The challenges for transforming CO2 into usable products—on an industrial scale—are formidable. Such processes require new catalysts that work under milder conditions (less extreme temperatures and pressures) and exhibit higher productivity and stability than currently available catalysts.
For the new study, the research team focused on a relatively under-explored type of catalytic system called an immobilized molecular catalyst. This is a system featuring a molecular catalyst that is attached to a solid support material.
The researchers developed molecular manganese catalysts that were attached to semiconducting, thermally oxidized porous silicon.

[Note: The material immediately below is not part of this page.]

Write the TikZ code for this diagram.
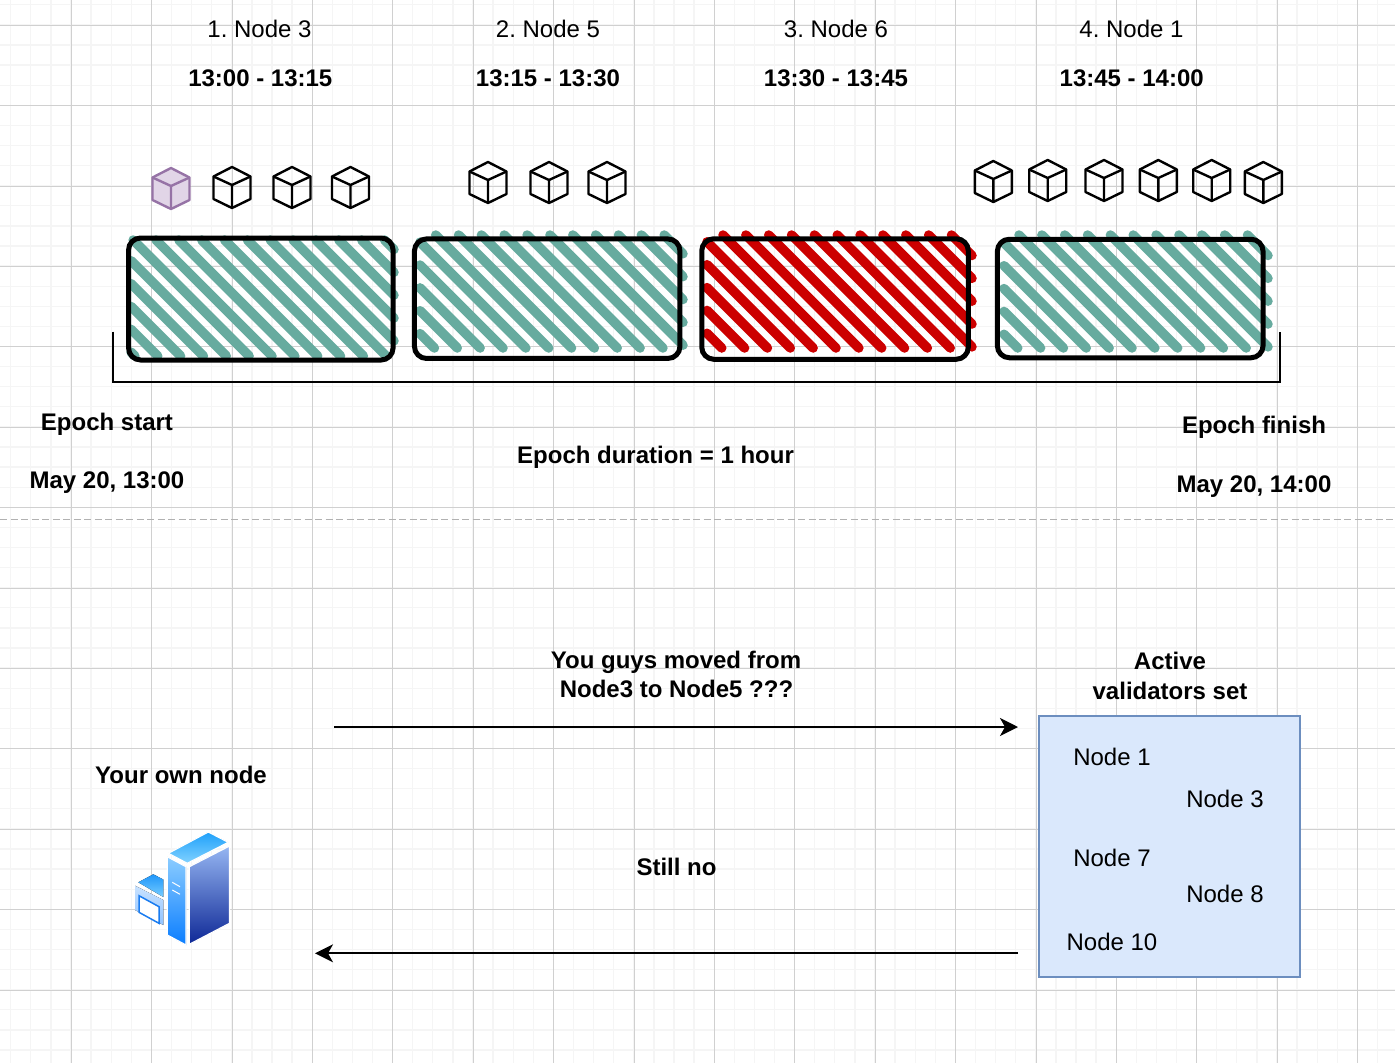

When exposed to light, the silicon absorbs the light and transfers electrons to the manganese catalyst, which then converts CO2 to formate.
“Formate is a very appealing product, as it is a potential stepping-stone to materials used industrially in very large quantities,” Mayer said. “Our work here opens the door to the use of readily available porous silicon as a support for molecular catalysts, in part because it establishes that the presence of a thin oxide layer improves catalyst selectivity and stability.”
The researchers had previously worked with hydride-terminated porous silicon, said Eleanor Stewart-Jones, a graduate student in chemistry at Yale and co-lead author of the study.
“There’s a rich literature studying the modification of porous silicon surfaces,” she said. “Knowing that these surface modifications can be used to tune catalysis will hopefully be impactful for future hybrid catalysts using porous silicon.”
The researchers also noted that the discovery may have applications for catalysts that work with other chemical feedstocks, beyond CO2.
The study’s other co-lead authors are Xiaofan Jia of Yale and Young Hyun Hong, formerly of Yale and now at Sogang University in the Republic of Korea.
Co-authors from Yale include Abhishek Kumar, Justin Wedal, Jose Alvarez-Hernandez, Albert Gang, Noah Gibson, Madison Houck, Brandon Mercado, Hannah Nedzbala, Nicole Piekut, and Christine Quist. Additional co-authors are Carrie Donley from University of North Carolina at Chapel Hill and Sungho Jeon, Jongbeom Kim, Hyeongjun Koh, Eric Stach, and Yihui Zhang from the University of Pennsylvania.
CHASE, an Energy Innovation Hub funded by the U.S. Department of Energy’s Office of Science, supported the research, along with the Yale Center for Natural Carbon Capture.